*WHAT YOU WILL DO*:
Repeat the span of the entries below that starts at the line with "Convert this chart to Apache ECharts code." and ends at the line with "const maxW = Math.max.apply(null, weights);", nothing more. Skip the pictures.

*LISTED RECORDS*:
------------------------------------------------------------
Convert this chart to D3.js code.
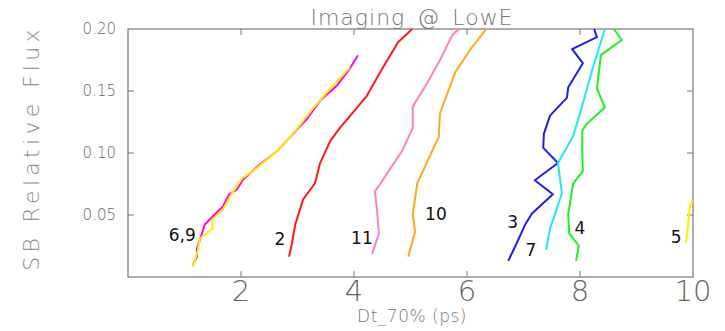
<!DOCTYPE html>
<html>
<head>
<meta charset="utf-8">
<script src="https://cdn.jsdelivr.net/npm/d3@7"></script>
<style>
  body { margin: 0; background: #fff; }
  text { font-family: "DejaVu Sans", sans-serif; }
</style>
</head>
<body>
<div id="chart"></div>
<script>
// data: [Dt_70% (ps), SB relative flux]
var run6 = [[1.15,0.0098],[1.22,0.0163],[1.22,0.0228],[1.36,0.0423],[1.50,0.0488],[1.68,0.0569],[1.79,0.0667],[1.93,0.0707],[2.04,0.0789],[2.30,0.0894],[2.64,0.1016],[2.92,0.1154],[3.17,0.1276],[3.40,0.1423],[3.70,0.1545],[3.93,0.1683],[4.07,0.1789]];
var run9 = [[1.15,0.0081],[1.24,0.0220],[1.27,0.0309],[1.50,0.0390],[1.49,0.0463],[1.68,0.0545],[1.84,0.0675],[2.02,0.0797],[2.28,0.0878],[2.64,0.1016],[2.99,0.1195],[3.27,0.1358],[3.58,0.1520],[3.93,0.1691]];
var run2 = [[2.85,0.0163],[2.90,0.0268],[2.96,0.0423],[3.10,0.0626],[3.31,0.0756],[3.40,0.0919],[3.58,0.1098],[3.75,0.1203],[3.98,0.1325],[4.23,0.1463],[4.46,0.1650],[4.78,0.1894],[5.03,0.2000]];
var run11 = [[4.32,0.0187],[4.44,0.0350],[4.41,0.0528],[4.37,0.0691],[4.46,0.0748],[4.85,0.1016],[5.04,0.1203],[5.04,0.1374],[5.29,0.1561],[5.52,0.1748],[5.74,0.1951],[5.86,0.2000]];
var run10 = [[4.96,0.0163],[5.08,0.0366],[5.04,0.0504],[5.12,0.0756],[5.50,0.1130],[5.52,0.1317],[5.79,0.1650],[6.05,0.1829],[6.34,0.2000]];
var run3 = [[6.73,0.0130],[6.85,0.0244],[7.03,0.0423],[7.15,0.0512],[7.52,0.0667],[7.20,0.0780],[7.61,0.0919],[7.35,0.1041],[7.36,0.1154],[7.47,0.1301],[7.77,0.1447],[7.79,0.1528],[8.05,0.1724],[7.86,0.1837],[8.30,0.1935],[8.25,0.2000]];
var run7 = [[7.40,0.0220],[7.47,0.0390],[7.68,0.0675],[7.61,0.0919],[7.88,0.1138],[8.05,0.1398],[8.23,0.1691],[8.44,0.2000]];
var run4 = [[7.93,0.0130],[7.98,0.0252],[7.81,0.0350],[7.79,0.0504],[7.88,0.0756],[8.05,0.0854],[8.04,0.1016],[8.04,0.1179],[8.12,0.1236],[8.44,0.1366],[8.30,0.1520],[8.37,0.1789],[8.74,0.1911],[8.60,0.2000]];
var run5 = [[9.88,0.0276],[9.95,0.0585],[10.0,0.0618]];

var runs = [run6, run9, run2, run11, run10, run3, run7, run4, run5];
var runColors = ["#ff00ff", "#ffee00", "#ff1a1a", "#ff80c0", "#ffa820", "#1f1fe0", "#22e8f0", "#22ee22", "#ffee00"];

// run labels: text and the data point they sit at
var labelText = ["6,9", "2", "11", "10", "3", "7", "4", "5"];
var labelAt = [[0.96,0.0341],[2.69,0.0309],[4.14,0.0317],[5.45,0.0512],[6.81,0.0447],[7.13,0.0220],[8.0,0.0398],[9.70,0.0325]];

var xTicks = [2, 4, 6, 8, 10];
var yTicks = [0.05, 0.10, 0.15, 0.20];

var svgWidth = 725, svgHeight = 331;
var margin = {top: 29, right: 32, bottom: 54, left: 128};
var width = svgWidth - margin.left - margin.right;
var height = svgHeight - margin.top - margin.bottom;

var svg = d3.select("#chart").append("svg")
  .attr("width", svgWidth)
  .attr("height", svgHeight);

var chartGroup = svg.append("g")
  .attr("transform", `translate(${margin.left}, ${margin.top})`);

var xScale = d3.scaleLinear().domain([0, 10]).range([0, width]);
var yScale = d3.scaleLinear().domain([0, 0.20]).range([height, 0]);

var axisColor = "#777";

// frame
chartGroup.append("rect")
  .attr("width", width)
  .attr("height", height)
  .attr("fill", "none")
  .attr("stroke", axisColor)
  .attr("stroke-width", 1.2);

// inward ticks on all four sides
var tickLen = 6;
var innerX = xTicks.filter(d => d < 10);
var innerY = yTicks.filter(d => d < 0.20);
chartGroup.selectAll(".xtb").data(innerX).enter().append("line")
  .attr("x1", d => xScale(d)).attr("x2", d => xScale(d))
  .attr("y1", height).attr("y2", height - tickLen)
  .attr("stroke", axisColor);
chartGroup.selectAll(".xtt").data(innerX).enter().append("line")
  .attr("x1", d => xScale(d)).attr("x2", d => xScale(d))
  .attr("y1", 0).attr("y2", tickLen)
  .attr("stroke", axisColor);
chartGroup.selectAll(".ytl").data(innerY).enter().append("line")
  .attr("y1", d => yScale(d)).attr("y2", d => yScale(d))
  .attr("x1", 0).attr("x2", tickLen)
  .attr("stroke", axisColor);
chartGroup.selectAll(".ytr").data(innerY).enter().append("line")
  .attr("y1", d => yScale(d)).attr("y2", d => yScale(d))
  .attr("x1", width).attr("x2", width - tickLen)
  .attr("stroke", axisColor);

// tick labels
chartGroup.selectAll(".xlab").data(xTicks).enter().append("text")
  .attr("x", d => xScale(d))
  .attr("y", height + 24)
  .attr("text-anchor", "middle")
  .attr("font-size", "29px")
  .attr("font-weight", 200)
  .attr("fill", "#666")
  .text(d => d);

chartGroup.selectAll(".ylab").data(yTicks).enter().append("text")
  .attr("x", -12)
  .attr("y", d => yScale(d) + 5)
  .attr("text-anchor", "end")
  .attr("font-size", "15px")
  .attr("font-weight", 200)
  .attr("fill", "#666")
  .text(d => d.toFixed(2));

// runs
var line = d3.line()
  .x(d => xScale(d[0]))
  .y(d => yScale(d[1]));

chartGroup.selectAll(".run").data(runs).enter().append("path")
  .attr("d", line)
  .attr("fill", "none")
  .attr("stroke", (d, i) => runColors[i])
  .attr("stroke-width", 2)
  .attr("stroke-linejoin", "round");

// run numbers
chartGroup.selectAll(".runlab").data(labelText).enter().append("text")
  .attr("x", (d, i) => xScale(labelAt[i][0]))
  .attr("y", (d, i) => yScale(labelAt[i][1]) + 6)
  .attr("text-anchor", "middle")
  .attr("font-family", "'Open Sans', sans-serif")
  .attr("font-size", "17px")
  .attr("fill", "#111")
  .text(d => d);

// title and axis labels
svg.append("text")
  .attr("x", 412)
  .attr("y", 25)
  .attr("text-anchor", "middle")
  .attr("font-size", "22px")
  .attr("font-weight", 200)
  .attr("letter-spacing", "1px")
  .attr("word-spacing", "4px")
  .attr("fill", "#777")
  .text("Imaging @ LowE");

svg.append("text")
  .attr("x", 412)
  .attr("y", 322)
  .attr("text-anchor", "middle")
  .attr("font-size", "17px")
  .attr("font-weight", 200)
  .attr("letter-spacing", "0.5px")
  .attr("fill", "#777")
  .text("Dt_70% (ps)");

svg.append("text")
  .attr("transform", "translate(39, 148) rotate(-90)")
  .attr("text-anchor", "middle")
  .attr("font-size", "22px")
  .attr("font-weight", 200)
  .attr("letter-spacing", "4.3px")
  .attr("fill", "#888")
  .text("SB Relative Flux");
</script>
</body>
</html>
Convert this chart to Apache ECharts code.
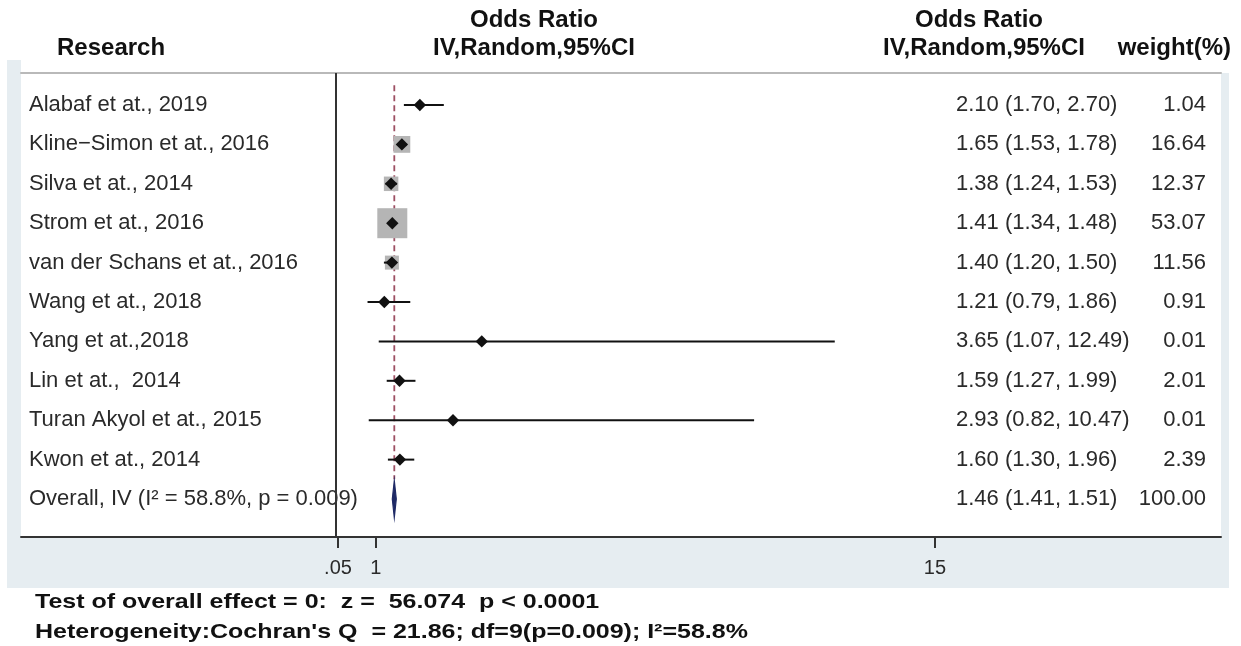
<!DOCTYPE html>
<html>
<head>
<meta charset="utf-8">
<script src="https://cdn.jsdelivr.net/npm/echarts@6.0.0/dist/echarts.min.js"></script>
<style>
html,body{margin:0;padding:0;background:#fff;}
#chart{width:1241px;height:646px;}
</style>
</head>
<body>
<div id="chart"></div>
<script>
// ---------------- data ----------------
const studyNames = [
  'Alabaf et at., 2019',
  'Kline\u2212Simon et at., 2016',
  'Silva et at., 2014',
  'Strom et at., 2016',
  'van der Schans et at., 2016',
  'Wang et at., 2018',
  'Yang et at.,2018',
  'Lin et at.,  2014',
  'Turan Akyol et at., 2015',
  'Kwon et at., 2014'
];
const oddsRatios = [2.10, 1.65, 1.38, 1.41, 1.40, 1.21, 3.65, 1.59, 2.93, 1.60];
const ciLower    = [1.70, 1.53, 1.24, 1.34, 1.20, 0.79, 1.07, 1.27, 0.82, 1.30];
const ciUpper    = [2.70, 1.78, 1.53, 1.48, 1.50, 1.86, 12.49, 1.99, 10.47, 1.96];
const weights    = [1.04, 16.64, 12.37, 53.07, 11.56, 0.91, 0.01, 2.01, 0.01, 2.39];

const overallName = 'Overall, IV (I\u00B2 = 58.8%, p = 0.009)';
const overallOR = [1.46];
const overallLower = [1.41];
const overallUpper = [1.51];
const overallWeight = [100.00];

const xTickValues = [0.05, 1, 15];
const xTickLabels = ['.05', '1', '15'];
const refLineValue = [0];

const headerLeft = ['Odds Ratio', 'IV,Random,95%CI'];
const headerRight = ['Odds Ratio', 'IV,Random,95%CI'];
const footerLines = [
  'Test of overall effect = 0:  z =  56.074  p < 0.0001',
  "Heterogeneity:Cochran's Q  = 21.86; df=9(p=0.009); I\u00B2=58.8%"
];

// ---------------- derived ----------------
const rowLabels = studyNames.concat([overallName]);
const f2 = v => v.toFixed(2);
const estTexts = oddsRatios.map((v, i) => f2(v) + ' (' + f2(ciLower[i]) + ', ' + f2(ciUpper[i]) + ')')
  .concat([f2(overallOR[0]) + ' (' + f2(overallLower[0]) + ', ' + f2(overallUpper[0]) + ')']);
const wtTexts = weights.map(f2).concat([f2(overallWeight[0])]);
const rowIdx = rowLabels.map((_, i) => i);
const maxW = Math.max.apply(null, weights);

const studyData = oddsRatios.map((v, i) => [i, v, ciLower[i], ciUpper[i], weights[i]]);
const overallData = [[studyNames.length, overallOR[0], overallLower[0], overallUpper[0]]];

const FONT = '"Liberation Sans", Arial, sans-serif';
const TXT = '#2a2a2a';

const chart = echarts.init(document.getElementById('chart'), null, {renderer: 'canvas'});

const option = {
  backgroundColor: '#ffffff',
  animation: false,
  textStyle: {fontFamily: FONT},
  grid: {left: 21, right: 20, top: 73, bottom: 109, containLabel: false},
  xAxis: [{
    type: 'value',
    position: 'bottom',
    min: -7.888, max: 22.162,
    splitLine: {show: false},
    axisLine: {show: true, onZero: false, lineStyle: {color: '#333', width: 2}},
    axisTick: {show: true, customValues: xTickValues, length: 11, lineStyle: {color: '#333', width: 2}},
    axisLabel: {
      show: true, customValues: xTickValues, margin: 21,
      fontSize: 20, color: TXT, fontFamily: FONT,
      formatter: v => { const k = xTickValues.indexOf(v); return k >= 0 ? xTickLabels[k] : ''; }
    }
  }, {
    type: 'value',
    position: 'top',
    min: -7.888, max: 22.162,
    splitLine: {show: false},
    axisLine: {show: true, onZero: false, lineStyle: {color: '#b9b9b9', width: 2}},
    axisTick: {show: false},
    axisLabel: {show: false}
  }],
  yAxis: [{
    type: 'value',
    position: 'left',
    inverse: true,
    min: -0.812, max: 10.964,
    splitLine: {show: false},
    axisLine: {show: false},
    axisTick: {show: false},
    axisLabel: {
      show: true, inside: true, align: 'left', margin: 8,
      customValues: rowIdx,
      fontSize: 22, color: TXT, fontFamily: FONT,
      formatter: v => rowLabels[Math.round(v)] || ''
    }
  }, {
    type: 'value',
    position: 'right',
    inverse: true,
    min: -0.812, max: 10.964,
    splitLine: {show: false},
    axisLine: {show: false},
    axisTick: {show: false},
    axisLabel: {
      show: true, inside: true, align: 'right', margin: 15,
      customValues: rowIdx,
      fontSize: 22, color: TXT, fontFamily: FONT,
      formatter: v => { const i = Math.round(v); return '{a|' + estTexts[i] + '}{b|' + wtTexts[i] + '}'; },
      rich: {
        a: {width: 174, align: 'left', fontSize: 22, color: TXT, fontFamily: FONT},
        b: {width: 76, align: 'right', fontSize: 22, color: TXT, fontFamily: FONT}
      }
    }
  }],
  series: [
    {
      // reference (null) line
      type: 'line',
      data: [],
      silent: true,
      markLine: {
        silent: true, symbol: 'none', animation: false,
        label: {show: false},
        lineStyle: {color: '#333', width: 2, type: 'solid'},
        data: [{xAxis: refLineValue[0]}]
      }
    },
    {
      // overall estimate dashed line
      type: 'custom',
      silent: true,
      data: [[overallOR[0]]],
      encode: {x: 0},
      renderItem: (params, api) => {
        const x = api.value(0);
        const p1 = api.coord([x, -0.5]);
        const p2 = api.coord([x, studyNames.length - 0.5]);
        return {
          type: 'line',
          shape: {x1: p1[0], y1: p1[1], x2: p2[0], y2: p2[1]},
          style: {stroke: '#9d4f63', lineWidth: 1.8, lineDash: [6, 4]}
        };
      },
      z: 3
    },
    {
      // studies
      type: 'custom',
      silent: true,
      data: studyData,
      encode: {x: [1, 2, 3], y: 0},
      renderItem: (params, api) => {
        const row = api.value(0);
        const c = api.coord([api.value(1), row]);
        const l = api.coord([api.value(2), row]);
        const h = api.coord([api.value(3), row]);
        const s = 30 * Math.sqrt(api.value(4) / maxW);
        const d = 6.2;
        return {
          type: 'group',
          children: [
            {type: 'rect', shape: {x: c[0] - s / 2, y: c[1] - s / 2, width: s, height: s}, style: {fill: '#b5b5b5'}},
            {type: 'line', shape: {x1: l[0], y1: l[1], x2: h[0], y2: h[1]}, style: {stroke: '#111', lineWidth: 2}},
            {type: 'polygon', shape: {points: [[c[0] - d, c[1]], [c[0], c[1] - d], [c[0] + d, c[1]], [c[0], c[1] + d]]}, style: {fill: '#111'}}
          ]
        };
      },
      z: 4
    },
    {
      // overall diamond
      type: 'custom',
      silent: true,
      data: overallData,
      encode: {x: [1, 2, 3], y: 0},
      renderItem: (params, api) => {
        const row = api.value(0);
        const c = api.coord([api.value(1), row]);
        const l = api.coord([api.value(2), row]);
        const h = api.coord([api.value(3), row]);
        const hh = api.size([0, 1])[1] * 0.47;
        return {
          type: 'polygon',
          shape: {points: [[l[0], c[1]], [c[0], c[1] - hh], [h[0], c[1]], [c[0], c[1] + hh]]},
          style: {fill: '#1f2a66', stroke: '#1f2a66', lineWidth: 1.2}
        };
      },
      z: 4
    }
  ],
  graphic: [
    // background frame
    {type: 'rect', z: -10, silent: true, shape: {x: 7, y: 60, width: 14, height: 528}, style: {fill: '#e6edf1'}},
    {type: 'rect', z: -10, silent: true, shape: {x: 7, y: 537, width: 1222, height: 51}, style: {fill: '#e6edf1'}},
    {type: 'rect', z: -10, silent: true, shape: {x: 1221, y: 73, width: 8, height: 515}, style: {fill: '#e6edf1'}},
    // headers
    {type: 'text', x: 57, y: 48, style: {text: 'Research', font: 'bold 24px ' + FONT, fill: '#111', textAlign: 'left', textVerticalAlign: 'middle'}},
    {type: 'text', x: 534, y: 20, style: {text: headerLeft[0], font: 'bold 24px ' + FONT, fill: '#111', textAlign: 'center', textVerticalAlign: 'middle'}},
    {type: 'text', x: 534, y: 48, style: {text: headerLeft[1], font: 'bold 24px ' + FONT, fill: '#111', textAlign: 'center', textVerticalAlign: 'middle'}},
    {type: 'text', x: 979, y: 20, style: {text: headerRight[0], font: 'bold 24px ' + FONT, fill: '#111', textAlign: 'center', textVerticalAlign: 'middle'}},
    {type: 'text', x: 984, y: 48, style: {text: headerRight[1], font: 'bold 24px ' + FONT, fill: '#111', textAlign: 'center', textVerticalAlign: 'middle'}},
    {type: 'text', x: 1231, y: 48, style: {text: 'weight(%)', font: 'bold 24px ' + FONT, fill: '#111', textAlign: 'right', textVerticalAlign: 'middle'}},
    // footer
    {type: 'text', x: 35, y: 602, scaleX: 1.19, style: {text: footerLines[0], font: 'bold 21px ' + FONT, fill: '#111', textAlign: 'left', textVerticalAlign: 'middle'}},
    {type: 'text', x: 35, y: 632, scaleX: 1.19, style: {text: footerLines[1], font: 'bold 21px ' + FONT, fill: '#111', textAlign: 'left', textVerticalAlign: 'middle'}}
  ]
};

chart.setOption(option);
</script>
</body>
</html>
------------------------------------------------------------
*WRITTEN SOLUTION*:
Convert this chart to Apache ECharts code.
<!DOCTYPE html>
<html>
<head>
<meta charset="utf-8">
<script src="https://cdn.jsdelivr.net/npm/echarts@6.0.0/dist/echarts.min.js"></script>
<style>
html,body{margin:0;padding:0;background:#fff;}
#chart{width:1241px;height:646px;}
</style>
</head>
<body>
<div id="chart"></div>
<script>
// ---------------- data ----------------
const studyNames = [
  'Alabaf et at., 2019',
  'Kline\u2212Simon et at., 2016',
  'Silva et at., 2014',
  'Strom et at., 2016',
  'van der Schans et at., 2016',
  'Wang et at., 2018',
  'Yang et at.,2018',
  'Lin et at.,  2014',
  'Turan Akyol et at., 2015',
  'Kwon et at., 2014'
];
const oddsRatios = [2.10, 1.65, 1.38, 1.41, 1.40, 1.21, 3.65, 1.59, 2.93, 1.60];
const ciLower    = [1.70, 1.53, 1.24, 1.34, 1.20, 0.79, 1.07, 1.27, 0.82, 1.30];
const ciUpper    = [2.70, 1.78, 1.53, 1.48, 1.50, 1.86, 12.49, 1.99, 10.47, 1.96];
const weights    = [1.04, 16.64, 12.37, 53.07, 11.56, 0.91, 0.01, 2.01, 0.01, 2.39];

const overallName = 'Overall, IV (I\u00B2 = 58.8%, p = 0.009)';
const overallOR = [1.46];
const overallLower = [1.41];
const overallUpper = [1.51];
const overallWeight = [100.00];

const xTickValues = [0.05, 1, 15];
const xTickLabels = ['.05', '1', '15'];
const refLineValue = [0];

const headerLeft = ['Odds Ratio', 'IV,Random,95%CI'];
const headerRight = ['Odds Ratio', 'IV,Random,95%CI'];
const footerLines = [
  'Test of overall effect = 0:  z =  56.074  p < 0.0001',
  "Heterogeneity:Cochran's Q  = 21.86; df=9(p=0.009); I\u00B2=58.8%"
];

// ---------------- derived ----------------
const rowLabels = studyNames.concat([overallName]);
const f2 = v => v.toFixed(2);
const estTexts = oddsRatios.map((v, i) => f2(v) + ' (' + f2(ciLower[i]) + ', ' + f2(ciUpper[i]) + ')')
  .concat([f2(overallOR[0]) + ' (' + f2(overallLower[0]) + ', ' + f2(overallUpper[0]) + ')']);
const wtTexts = weights.map(f2).concat([f2(overallWeight[0])]);
const rowIdx = rowLabels.map((_, i) => i);
const maxW = Math.max.apply(null, weights);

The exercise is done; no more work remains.